The iPhone Art
I arrived in San Francisco on the the heels of a 6-day hitchhike from Cannon Beach, Oregon. I was exhausted but in good spirits. I was glad to meet up with my photographer friend Joe Azure who put me up in his beautiful Victorian flat located in the Castro District. That night as I laid to rest I thought of the juxtaposition of where I had just been and where I was that night. It was an interesting and entirely new line of thought which followed me to sleep.
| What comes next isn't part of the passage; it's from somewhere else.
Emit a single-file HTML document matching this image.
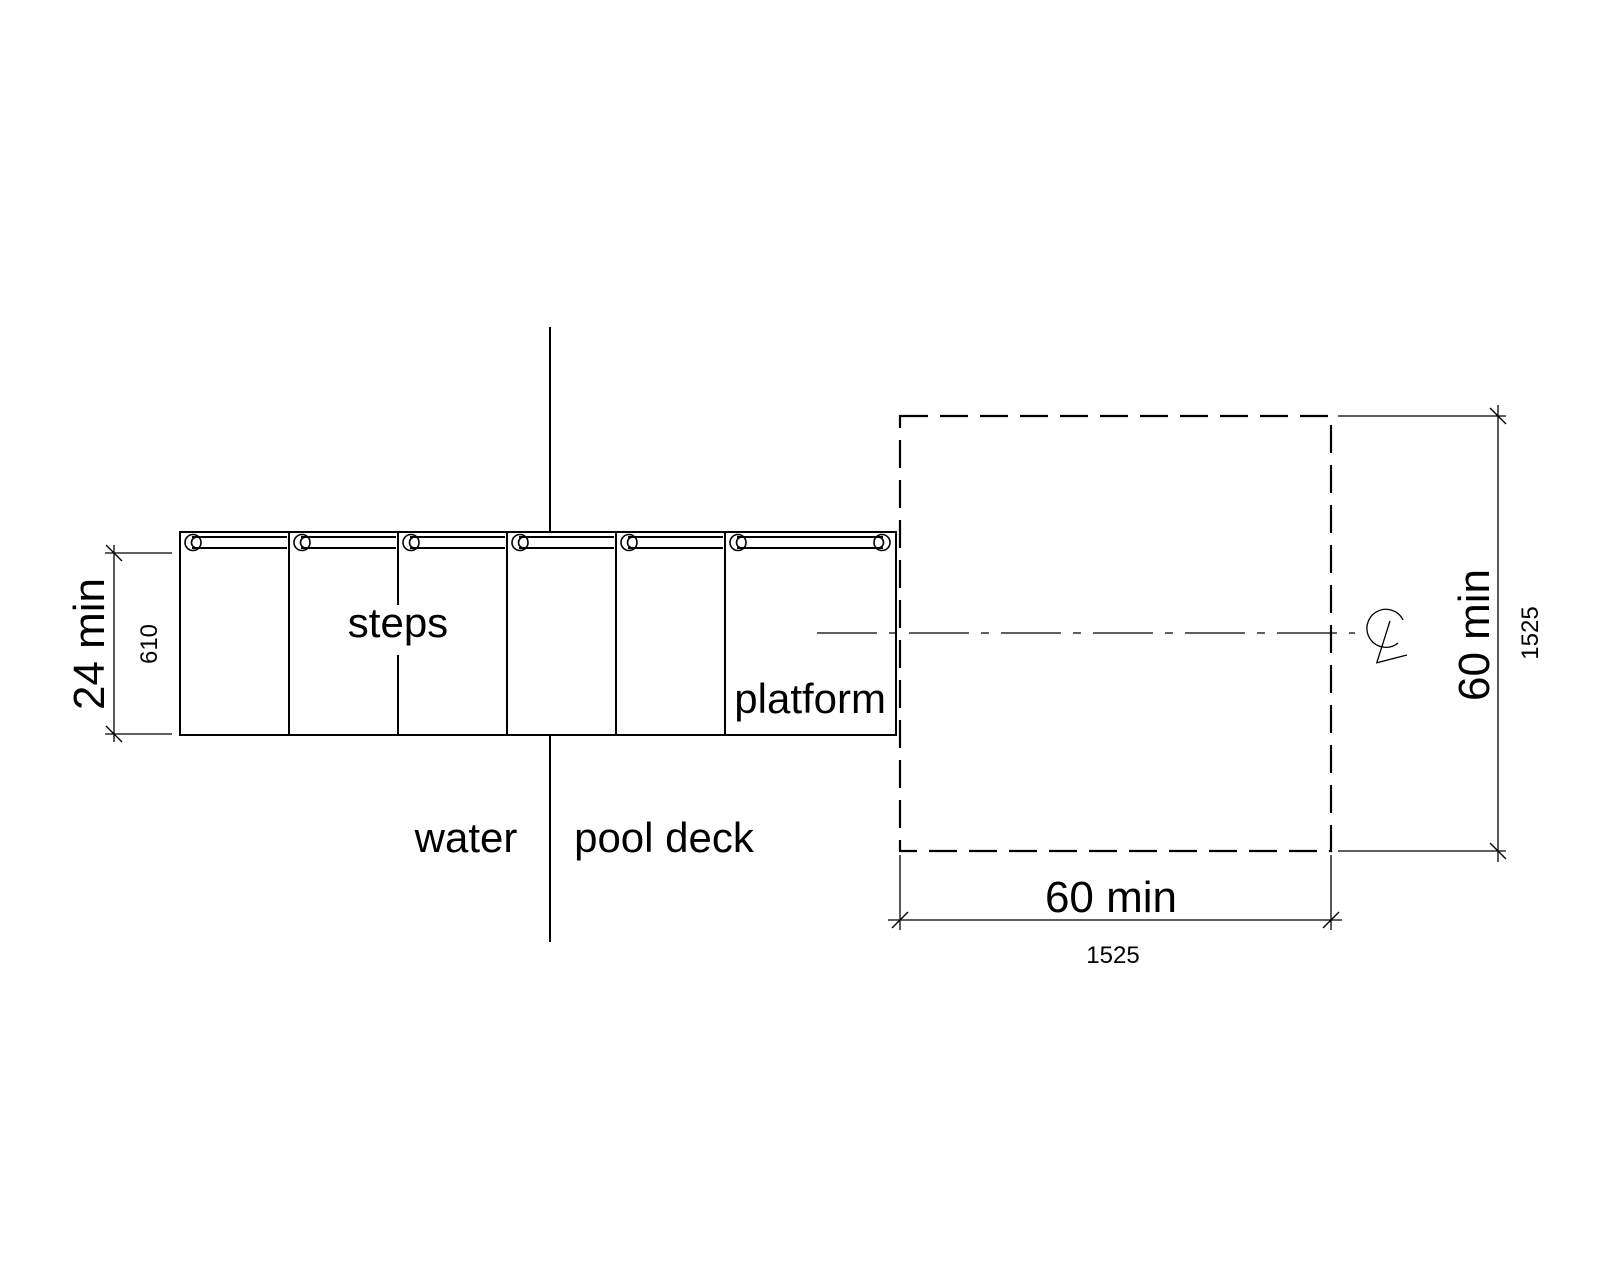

The next day would be my only full day in San Francisco as I planned to press on the next. It was an early morning of coffee and donuts and a trip up to Hawk Hill to watch the sunrise over the Golden Gate Bridge. Bellissimo! We arrived back mid-morning, which gave me time to gear up and head out for the day. I made it several blocks before I found myself in the Castro Starbucks contemplating a game plan for the day. The plan I devised was simple enough, get drunk, head to Chinatown, and shoot along the way.
Looking back on the few hours I spent walking down Market St. and into Chinatown drinking and shooting I think about quite a few different things. I think about my photographer alter-ego livinlush, who is responsible for all the images below, and where his place should be in my ethos. I think about the style I used that day which was uncaring and undaunted by anyone or anything, willing to point my iPhone directly down a face and press on, never looking back. In fact, later when I finally sat down to review the images I found a photograph of a woman flipping me off. You can see it below. I think about the street photographer vs. the street-artist photographer, that photographer who satiates his artistic appetite by combining street and art elements into a photograph. But what sticks in my mind the most are the all the images of these streets I'm not taking. There's something about the city streets of San Francisco that inspire me like no other. I can't say the same for the Anchorage.
At the tail end of this set which, self-admittedly, isn't that good I shot the image I'd been searching for. The highlighted image at the top of this set represents, to me, a combination of street photography and art photography. The primal drama which exudes from the frame has come to represent my own self-destructive nature, a constant battle within myself, a need to stand still met by my need to fly away while the chaos of such a nature erupts around me.
But this is who I am. This is what I do. And this is what I love.